Cronaca / Como città
Domenica 02 Gennaio 2022
Il vescovo: «Chi non si vaccina
fa del male agli altri»
Nel Te Deum una riflessione sulla pandemia e un messaggio a favore della solidarietà: «Non ci sono atti individuali senza conseguenze sociali»
Quello del vescovo Oscar Cantoni , nel pontificale di fine anno, accompagnato dal canto del Te Deum, è stato un accorato appello alla vaccinazione. L’intera omelia, intitolata: “Cosa impariamo dalla pandemia?”, si è focalizzata sui cambiamenti storici e sociali ai quali assistiamo, a distanza di quasi due anni dallo scoppio dell’emergenza sanitaria.
Il vescovo ha invitato quanti non l’avessero ancora fatto a vaccinarsi: «Pur nel rispetto delle scelte di una minoranza di scettici, diffidenti del vaccino - ha chiarito Monsignor Cantoni - ma tenendo conto che siamo responsabili gli uni degli altri, è auspicabile che anch’essi giungano a comprendere che l’astensione dal vaccino finisce col gravare sulla salute delle altre persone, sul lavoro di molti, già pesante di suo, con conseguenze, non solo economiche, non indifferenti. Non ci sono atti individuali senza conseguenze sociali».
Le parole del Papa
Un messaggio chiaro, inequivocabile, preceduto tra l’altro dalla citazione di un passaggio dell’Enciclica di Papa Francesco, “Fratelli tutti”: “Nessuno si salva da solo, ci si può salvare unicamente insieme”. Questo invito alla solidarietà deve contrastare atteggiamenti di diffidenza verso il prossimo, tendenze all’individualismo, logiche improntate al bene del singolo e non al bene comune. Non si è trattato dell’unico spunto offerto dal vescovo ai comaschi durante l’ultima celebrazione dell’anno: «Il 2021 volge al termine - ha infatti esordito - ma intanto si susseguono giorni difficili, nei quali tocchiamo con mano la nostra comune fragilità, mentre ci credevamo invulnerabili, data la potenza tecnologica e scientifica acquisita. La pandemia, purtroppo, non è finita, continua a mietere vittime e a generare un clima di inquietudine, in un orizzonte pieno di incertezza e paura. Penso ai colpiti dal Covid, ma anche alle famiglie, ai ragazzi e ai giovani, alle persone sole, agli anziani, ai disabili, ai senza fissa dimora.

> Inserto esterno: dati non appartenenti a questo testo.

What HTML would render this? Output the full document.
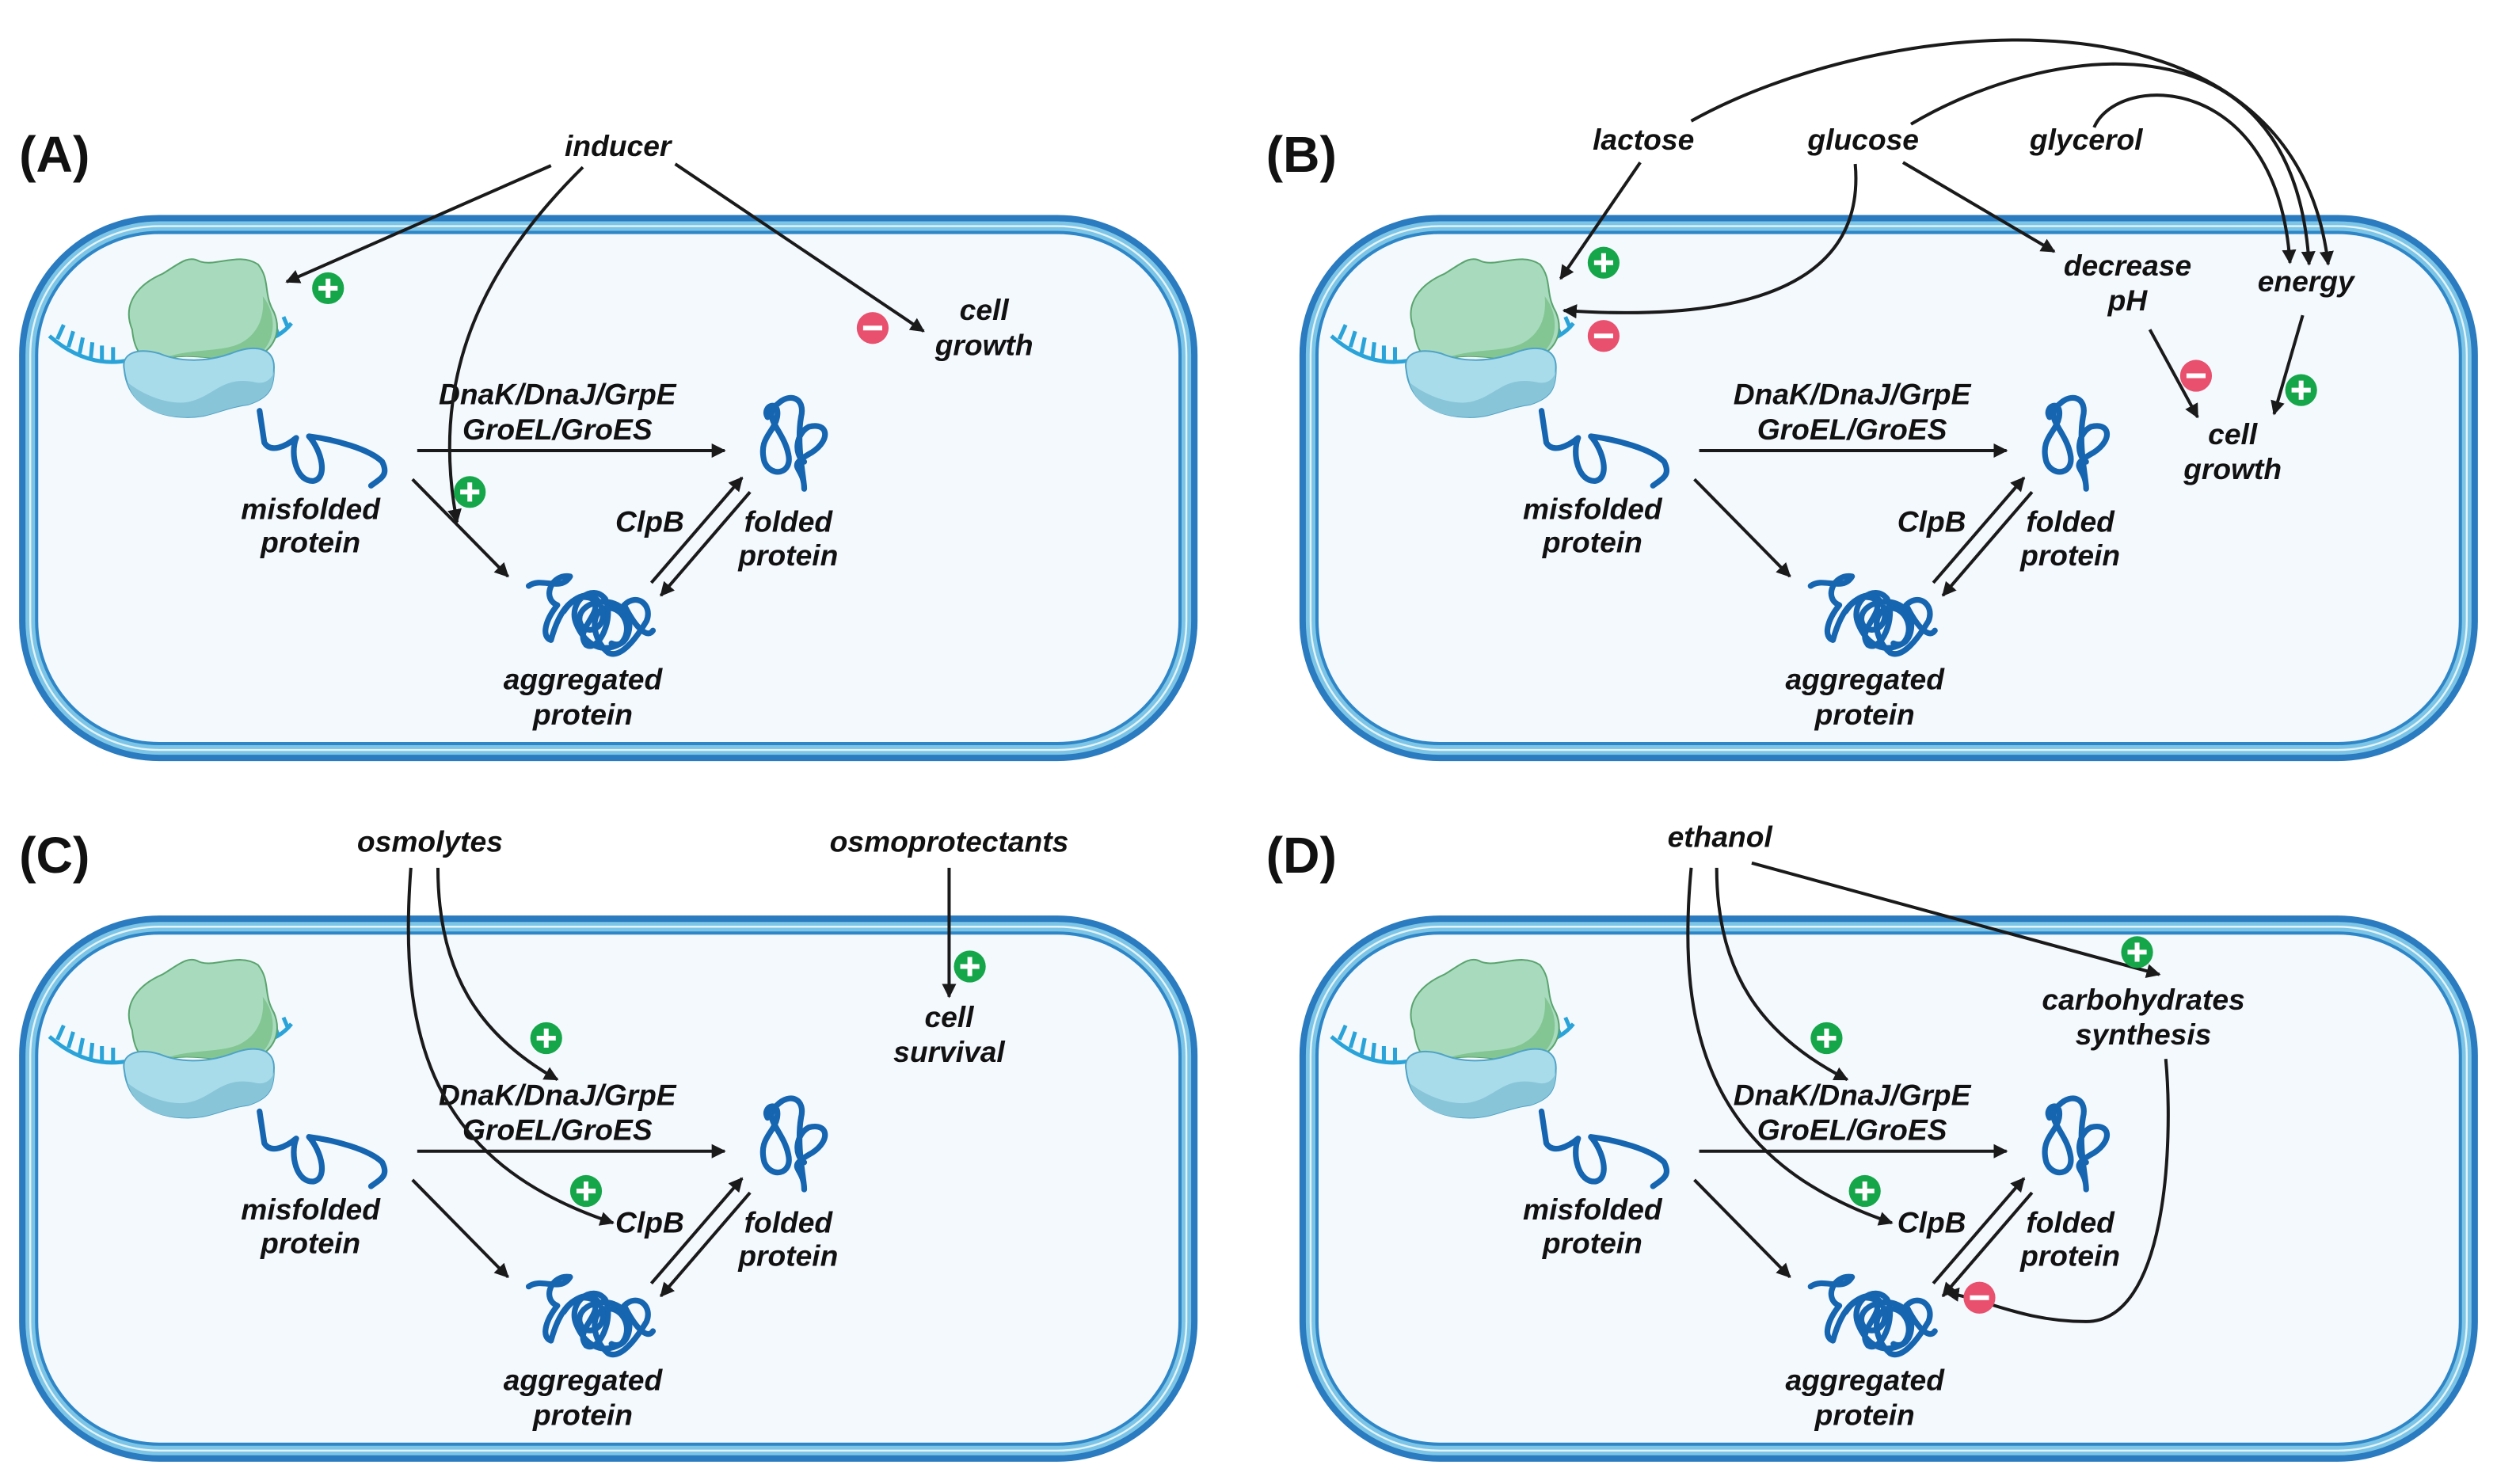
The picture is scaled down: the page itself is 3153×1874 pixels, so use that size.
<!DOCTYPE html>
<html><head><meta charset="utf-8"><style>
html,body{margin:0;padding:0;background:#fff}
svg{display:block}
text{font-family:"Liberation Sans",sans-serif;font-weight:bold;font-style:italic;font-size:18.5px;fill:#111;text-anchor:middle}
.lab{font-style:normal;font-size:32px;text-anchor:start}
.ar{fill:none;stroke:#1a1a1a;stroke-width:2;marker-end:url(#ah)}
.pr{fill:none;stroke:#1565b0;stroke-width:3.6;stroke-linecap:round;stroke-linejoin:round}
</style></head><body>
<svg width="3153" height="1874" viewBox="0 0 1568 932" preserveAspectRatio="none" xmlns="http://www.w3.org/2000/svg">
<defs>
<marker id="ah" viewBox="0 0 10 10" refX="9" refY="5" markerWidth="9" markerHeight="9" orient="auto" markerUnits="userSpaceOnUse">
<path d="M0,0 L10,5 L0,10 z" fill="#1a1a1a"/></marker>
<g id="cell">
<rect x="0" y="0" width="740" height="343" rx="88" fill="#2a7bc0"/>
<rect x="4" y="4" width="732" height="335" rx="84" fill="#7cc5e6"/>
<rect x="7" y="7" width="726" height="329" rx="81" fill="none" stroke="#e4f4fb" stroke-width="1.2"/>
<rect x="10" y="10" width="720" height="323" rx="78" fill="#2f86c7"/>
<rect x="12" y="12" width="716" height="319" rx="76" fill="#f4f9fe"/>
</g>
<g id="pm">
<g stroke="#2aa3d8" stroke-width="2.5" fill="none">
<path d="M31,211 Q55,232 82,226"/>
<path d="M36,213 l4,-9 M43,218 l3,-10 M50,222 l2,-10 M57,225 l1,-10 M64,227 l0,-10 M71,228 l0,-10"/>
<path d="M163,215 Q176,212 183,203"/>
<path d="M168,214 l-3,-8 M175,211 l-3,-8 M181,206 l-3,-7"/>
</g>
<path d="M83,207 C76,190 88,178 102,172 C112,166 118,160 125,164 C135,168 150,158 162,166 C170,176 165,184 172,196 C178,210 170,222 158,225 C140,228 120,220 100,226 C88,228 84,218 83,207 Z" fill="#a8dbbd" stroke="#5aa46e" stroke-width="1"/>
<path d="M165,186 C176,200 172,220 158,225 C140,228 120,220 100,226 C118,218 140,222 152,215 C164,208 166,196 165,186 Z" fill="#83c693"/>
<path d="M78,232 C76,222 86,218 100,222 C112,227 128,228 145,222 C160,216 173,218 172,232 C172,245 168,250 156,254 C140,256 133,262 118,262 C96,262 80,252 78,232 Z" fill="#a9dcea" stroke="#4fa3c7" stroke-width="1"/>
<path d="M80,240 C92,250 110,255 120,252 C135,248 140,236 160,240 C168,242 172,236 172,232 C172,245 168,250 156,254 C140,256 133,262 118,262 C96,262 84,254 80,240 Z" fill="#88c5d8"/>
<path class="pr" d="M163,258 L166,278 C170,285 180,280 186,275 C182,285 186,303 197,302 C206,300 202,283 194,274 C210,276 232,282 240,290 C244,298 240,300 233,305"/>
<path class="pr" d="M482,262 C478,255 490,250 488,262 C486,272 476,275 480,290 C484,300 498,298 495,285 C492,270 478,262 488,254 C496,246 506,250 503,262 C500,280 505,300 505,307 C505,292 492,294 510,284 C522,276 520,265 508,268 C500,272 498,285 505,290"/>
<path class="pr" d="M332,368 C340,362 352,372 358,362 C346,360 340,376 350,380 C342,390 340,400 346,402 C352,380 362,372 372,376 C380,385 360,395 368,405 C376,410 386,388 380,376 C372,366 356,378 362,392 C366,402 376,412 390,404 C398,396 392,380 380,382 C370,385 372,402 382,410 C390,414 400,400 406,390 C410,380 400,372 392,380 C398,392 406,402 410,396"/>
<path class="pr" d="M354,384 C362,372 374,370 378,382 C382,396 366,400 364,390 C362,378 386,372 394,386 C398,396 392,408 384,404"/>
<path class="ar" d="M262,283 L455,283"/>
<path class="ar" d="M259,301 L319,362"/>
<path class="ar" d="M409,366 L466,300"/>
<path class="ar" d="M471,309 L415,374"/>
</g>
<g id="plus"><circle r="10" fill="#16a64a"/><path d="M-6,0 H6 M0,-6 V6" stroke="#fff" stroke-width="3"/></g>
<g id="minus"><circle r="10" fill="#e8506e"/><path d="M-6,0 H6" stroke="#fff" stroke-width="3"/></g>
</defs>
<rect width="1568" height="932" fill="#fff"/>
<use href="#cell" x="12" y="135"/>
<use href="#cell" x="816" y="135"/>
<use href="#cell" x="12" y="575"/>
<use href="#cell" x="816" y="575"/>
<use href="#pm"/>
<use href="#pm" x="805"/>
<use href="#pm" y="440"/>
<use href="#pm" x="805" y="440"/>

<g>
<text x="195" y="326">misfolded</text><text x="195" y="347">protein</text>
<text x="350" y="254">DnaK/DnaJ/GrpE</text><text x="350" y="276">GroEL/GroES</text>
<text x="408" y="334">ClpB</text>
<text x="495" y="334">folded</text><text x="495" y="355">protein</text>
<text x="366" y="433">aggregated</text><text x="366" y="455">protein</text>
</g>
<g transform="translate(805,0)">
<text x="195" y="326">misfolded</text><text x="195" y="347">protein</text>
<text x="358" y="254">DnaK/DnaJ/GrpE</text><text x="358" y="276">GroEL/GroES</text>
<text x="408" y="334">ClpB</text>
<text x="495" y="334">folded</text><text x="495" y="355">protein</text>
<text x="366" y="433">aggregated</text><text x="366" y="455">protein</text>
</g>
<g transform="translate(0,440)">
<text x="195" y="326">misfolded</text><text x="195" y="347">protein</text>
<text x="350" y="254">DnaK/DnaJ/GrpE</text><text x="350" y="276">GroEL/GroES</text>
<text x="408" y="334">ClpB</text>
<text x="495" y="334">folded</text><text x="495" y="355">protein</text>
<text x="366" y="433">aggregated</text><text x="366" y="455">protein</text>
</g>
<g transform="translate(805,440)">
<text x="195" y="326">misfolded</text><text x="195" y="347">protein</text>
<text x="358" y="254">DnaK/DnaJ/GrpE</text><text x="358" y="276">GroEL/GroES</text>
<text x="408" y="334">ClpB</text>
<text x="495" y="334">folded</text><text x="495" y="355">protein</text>
<text x="366" y="433">aggregated</text><text x="366" y="455">protein</text>
</g>

<text class="lab" x="12" y="108">(A)</text>
<text x="388" y="98">inducer</text>
<path class="ar" d="M346,104 L180,177"/>
<path class="ar" d="M366,105 C300,170 270,240 287,328"/>
<path class="ar" d="M424,103 L580,208"/>
<use href="#plus" x="206" y="181"/>
<use href="#plus" x="295" y="309"/>
<use href="#minus" x="548" y="206"/>
<text x="618" y="201">cell</text><text x="618" y="223">growth</text>

<text class="lab" x="795" y="108">(B)</text>
<text x="1032" y="94">lactose</text>
<text x="1170" y="94">glucose</text>
<text x="1310" y="94">glycerol</text>
<path class="ar" d="M1030,102 L980,175"/>
<path class="ar" d="M1165,103 C1170,160 1130,205 982,195"/>
<path class="ar" d="M1195,102 L1290,158"/>
<path class="ar" d="M1062,76 C1180,10 1440,-20 1462,166"/>
<path class="ar" d="M1200,78 C1280,30 1440,0 1450,166"/>
<path class="ar" d="M1315,80 C1330,45 1430,45 1438,165"/>
<text x="1336" y="173">decrease</text><text x="1336" y="195">pH</text>
<text x="1448" y="183">energy</text>
<path class="ar" d="M1350,207 L1380,262"/>
<path class="ar" d="M1446,198 L1428,260"/>
<use href="#minus" x="1379" y="236"/>
<use href="#plus" x="1445" y="245"/>
<use href="#plus" x="1007" y="165"/>
<use href="#minus" x="1007" y="211"/>
<text x="1402" y="279">cell</text><text x="1402" y="301">growth</text>

<text class="lab" x="12" y="548">(C)</text>
<text x="270" y="535">osmolytes</text>
<text x="596" y="535">osmoprotectants</text>
<path class="ar" d="M596,545 L596,626"/>
<use href="#plus" x="609" y="607"/>
<text x="596" y="645">cell</text><text x="596" y="667">survival</text>
<path class="ar" d="M275,545 C275,610 300,650 350,678"/>
<path class="ar" d="M258,545 C250,650 270,730 385,768"/>
<use href="#plus" x="343" y="652"/>
<use href="#plus" x="368" y="748"/>

<text class="lab" x="795" y="548">(D)</text>
<text x="1080" y="532">ethanol</text>
<path class="ar" d="M1100,542 L1356,612"/>
<use href="#plus" x="1342" y="598"/>
<text x="1346" y="634">carbohydrates</text><text x="1346" y="656">synthesis</text>
<path class="ar" d="M1078,545 C1078,610 1105,650 1160,678"/>
<path class="ar" d="M1062,545 C1052,650 1075,730 1188,768"/>
<use href="#plus" x="1147" y="652"/>
<use href="#plus" x="1171" y="748"/>
<path class="ar" d="M1360,665 C1365,720 1360,830 1310,830 C1270,830 1245,815 1222,812"/>
<use href="#minus" x="1243" y="815"/>
</svg>
</body></html>
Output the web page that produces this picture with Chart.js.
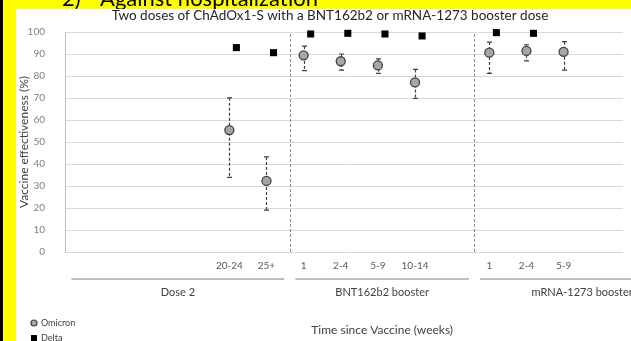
<!DOCTYPE html>
<html>
<head>
<meta charset="utf-8">
<script src="https://cdn.jsdelivr.net/npm/chart.js@4"></script>
<style>
  body { margin: 0; background: #ffff00; }
  #wrap { width: 631px; height: 341px; }
</style>
</head>
<body>
<div id="wrap"><canvas id="myChart" width="631" height="341"></canvas></div>
<script>
// time since vaccine (weeks), one slot per position on the x axis
var categories = ['', '', '', '', '20-24', '25+', '1', '2-4', '5-9', '10-14', '', '1', '2-4', '5-9'];

// Omicron VE (%) with 95% CI
var omicron     = [null, null, null, null, 55.4, 32.3, 89.4, 86.7, 84.8, 77.1, null, 90.6, 91.4, 91.0];
var omicronLow  = [null, null, null, null, 33.9, 19.0, 82.4, 82.7, 81.2, 69.8, null, 81.2, 86.9, 82.7];
var omicronHigh = [null, null, null, null, 70.1, 43.2, 93.6, 90.0, 87.8, 83.0, null, 95.4, 94.2, 95.6];

// Delta VE (%)
var delta     = [null, null, null, null, 92.9, 90.6, 99.1, 99.4, 99.1, 98.2, null, 99.7, 99.4, null];
var deltaLow  = [null, null, null, null, null, null, null, null, null, 97.4, null, null, null, null];
var deltaHigh = [null, null, null, null, null, null, null, null, null, 99.0, null, null, null, null];

// groups under the axis, and where one ends and the next begins
var groupNames = ['Dose 2', 'BNT162b2 booster', 'mRNA-1273 booster'];
var groupEdges = [-0.4, 5.63, 10.6, 16.4];

var deltaShift = 0.19; // delta squares sit a little to the right

var omicronPts = [], deltaPts = [];
categories.forEach(function (c, i) {
  if (omicron[i] != null) omicronPts.push({ x: i, y: omicron[i], lo: omicronLow[i], hi: omicronHigh[i] });
  if (delta[i] != null) deltaPts.push({ x: i + deltaShift, y: delta[i], lo: deltaLow[i], hi: deltaHigh[i] });
});

var FONT = 'Lato, "Open Sans", sans-serif';

var backdrop = {
  id: 'backdrop',
  beforeDraw: function (chart) {
    var c = chart.ctx;
    c.save();
    c.fillStyle = '#ffff00';
    c.fillRect(0, 0, chart.width, chart.height);
    c.fillStyle = '#000';
    c.fillRect(0, 0, 3, chart.height);
    c.font = '22px ' + FONT;
    c.textBaseline = 'alphabetic';
    c.fillText('2)', 62, 6);
    c.fillText('Against hospitalization', 100, 6);
    c.fillStyle = '#fff';
    c.fillRect(16, 9, chart.width - 16, chart.height - 9);
    c.restore();
  }
};

var errorBars = {
  id: 'errorBars',
  beforeDatasetsDraw: function (chart) {
    var c = chart.ctx, xs = chart.scales.x, ys = chart.scales.y, a = chart.chartArea;
    c.save();
    // dashed separators between groups
    c.strokeStyle = '#8c8c8c';
    c.lineWidth = 1;
    c.setLineDash([3, 2]);
    for (var g = 1; g < groupEdges.length - 1; g++) {
      var sx = Math.round(xs.getPixelForValue(groupEdges[g])) + 0.5;
      c.beginPath(); c.moveTo(sx, a.top + 2); c.lineTo(sx, a.bottom); c.stroke();
    }
    // CI whiskers
    chart.data.datasets.forEach(function (ds) {
      ds.data.forEach(function (p) {
        if (p.lo == null) return;
        var px = Math.round(xs.getPixelForValue(p.x)) + 0.5;
        var yl = ys.getPixelForValue(p.lo), yh = ys.getPixelForValue(p.hi);
        c.strokeStyle = '#404040';
        c.lineWidth = 1.2;
        c.setLineDash([3, 2]);
        c.beginPath(); c.moveTo(px, yh); c.lineTo(px, yl); c.stroke();
        c.setLineDash([]);
        c.beginPath();
        c.moveTo(px - 2.5, yh); c.lineTo(px + 2.5, yh);
        c.moveTo(px - 2.5, yl); c.lineTo(px + 2.5, yl);
        c.stroke();
      });
    });
    c.restore();
  }
};

var annotations = {
  id: 'annotations',
  afterDraw: function (chart) {
    var c = chart.ctx, xs = chart.scales.x;
    c.save();
    // group lines and names
    for (var g = 0; g < groupNames.length; g++) {
      var x0 = xs.getPixelForValue(groupEdges[g] + 0.15);
      var x1 = xs.getPixelForValue(groupEdges[g + 1] - 0.15);
      c.strokeStyle = '#a6a6a6';
      c.lineWidth = 1.5;
      c.beginPath(); c.moveTo(x0, 279); c.lineTo(x1, 279); c.stroke();
      c.fillStyle = '#404040';
      c.font = '11px ' + FONT;
      c.textAlign = 'center';
      c.textBaseline = 'middle';
      c.fillText(groupNames[g], (x0 + x1) / 2, 292);
    }
    // axis title below
    c.font = '12px ' + FONT;
    c.fillText('Time since Vaccine (weeks)', xs.getPixelForValue((groupEdges[1] + groupEdges[2]) / 2), 330);
    // chart title
    c.fillStyle = '#262626';
    c.font = '13.5px ' + FONT;
    c.fillText('Two doses of ChAdOx1-S with a BNT162b2 or mRNA-1273 booster dose', 330, 16);
    // legend
    c.textAlign = 'left';
    c.font = '9px ' + FONT;
    c.fillStyle = '#a6a6a6';
    c.strokeStyle = '#404040';
    c.lineWidth = 1.2;
    c.beginPath(); c.arc(34, 323, 3, 0, Math.PI * 2); c.fill(); c.stroke();
    c.fillStyle = '#404040';
    c.fillText('Omicron', 41, 323);
    c.fillStyle = '#000';
    c.fillRect(31, 335, 6, 6);
    c.fillStyle = '#404040';
    c.fillText('Delta', 41, 338);
    c.restore();
  }
};

var ctx = document.getElementById('myChart').getContext('2d');
var myChart = new Chart(ctx, {
  type: 'scatter',
  data: {
    datasets: [{
      label: 'Delta',
      data: deltaPts,
      pointStyle: 'rect',
      pointRadius: 5,
      pointHoverRadius: 5,
      backgroundColor: '#000',
      borderColor: '#000',
      borderWidth: 0,
      clip: false
    }, {
      label: 'Omicron',
      data: omicronPts,
      pointStyle: 'circle',
      pointRadius: 4.5,
      pointHoverRadius: 4.5,
      backgroundColor: '#a6a6a6',
      borderColor: '#404040',
      borderWidth: 1.3,
      clip: false
    }]
  },
  options: {
    responsive: false,
    animation: false,
    events: [],
    layout: { padding: { top: 32, left: 0, right: 0, bottom: 0 } },
    plugins: { legend: { display: false }, tooltip: { enabled: false } },
    scales: {
      x: {
        type: 'linear',
        min: -0.425,
        max: 14.6,
        afterFit: function (s) { s.height = 89; },
        grid: { display: false, drawTicks: false },
        border: { display: false },
        ticks: {
          stepSize: 1,
          autoSkip: false,
          maxRotation: 0,
          padding: 8,
          color: '#595959',
          font: { family: FONT, size: 10 },
          callback: function (v) { return Number.isInteger(v) ? (categories[v] || '') : ''; }
        }
      },
      y: {
        min: 0,
        max: 100,
        afterFit: function (s) { s.width = 65; },
        grid: { color: '#d9d9d9', drawTicks: false },
        border: { color: '#bfbfbf' },
        ticks: {
          stepSize: 10,
          padding: 20,
          color: '#7f7f7f',
          font: { family: FONT, size: 10 }
        },
        title: {
          display: true,
          text: 'Vaccine effectiveness (%)',
          color: '#404040',
          font: { family: FONT, size: 12 },
          padding: { top: 17, bottom: 0 }
        }
      }
    }
  },
  plugins: [backdrop, errorBars, annotations]
});
</script>
</body>
</html>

Costretti a vivere isolati, ci rendiamo conto che il vivere con gli altri è essenziale per la nostra vita».
«Insieme al riconoscimento della situazione drammatica, in cui tutti siamo coinvolti, non è inutile domandarci cosa vuol dirci il Signore, che cosa stiamo imparando da questa lezione così severa, mentre ci è chiesto lo sforzo solidale meno gravoso, che è quello di vaccinarsi e di rispettare le indicazioni che ci vengono proposte». Il vaccino, quindi, come strumento di tutela non solo per se stessi ma soprattutto per gli altri, nella speranza di superare, il prima possibile, una stagione così complessa e carica di sofferenze dovute a malattia, isolamento, distanze tra le persone.
Il ringraziamento
Le difficoltà, comunque, sono state rese meno gravi grazie al lavoro di molti: «La nostra commossa gratitudine va innanzitutto a quanti, nella nostra società, si prendono cura degli altri: gli uomini di scienza, gli operatori sanitari, il personale medico e infermieristico, i responsabili delle Comunità civili, i militari, i Vigili del fuoco, i membri della Protezione Civile, la Croce Rossa e le varie associazioni di volontariato, le diverse comunità religiose: persone di cui spesso non conosciamo i nomi e i volti, ma solo i benefici che ci recano».
In conclusione al suo intervento, il vescovo ha aperto lo sguardo sulle altre sofferenze del mondo, non necessariamente legate al dilagare del virus: «E mentre ci preoccupiamo per la situazione presente tra noi, non possiamo dimenticare nello stesso tempo quanti nel mondo subiscono altre calamità, vivono conflitti, guerre, malattie, fame, dove i cristiani subiscono persecuzione. Sono ventidue i missionari (anche laici) uccisi quest’anno in odio alla fede. Il nostro Dio è al lavoro, volendo fare nuove tutte le cose e risanare in profondità le ferite della famiglia umana, ma richiede contemporaneamente il nostro contributo, attivo e responsabile, personale e comunitario, attende che apriamo le porte dei nostri cuori e accettiamo il rischio di cambiare le nostre relazioni, rendendole più semplici, più vere, più umane. In questo modo non avremo un futuro uguale al passato, avremo, invece, un nuovo futuro».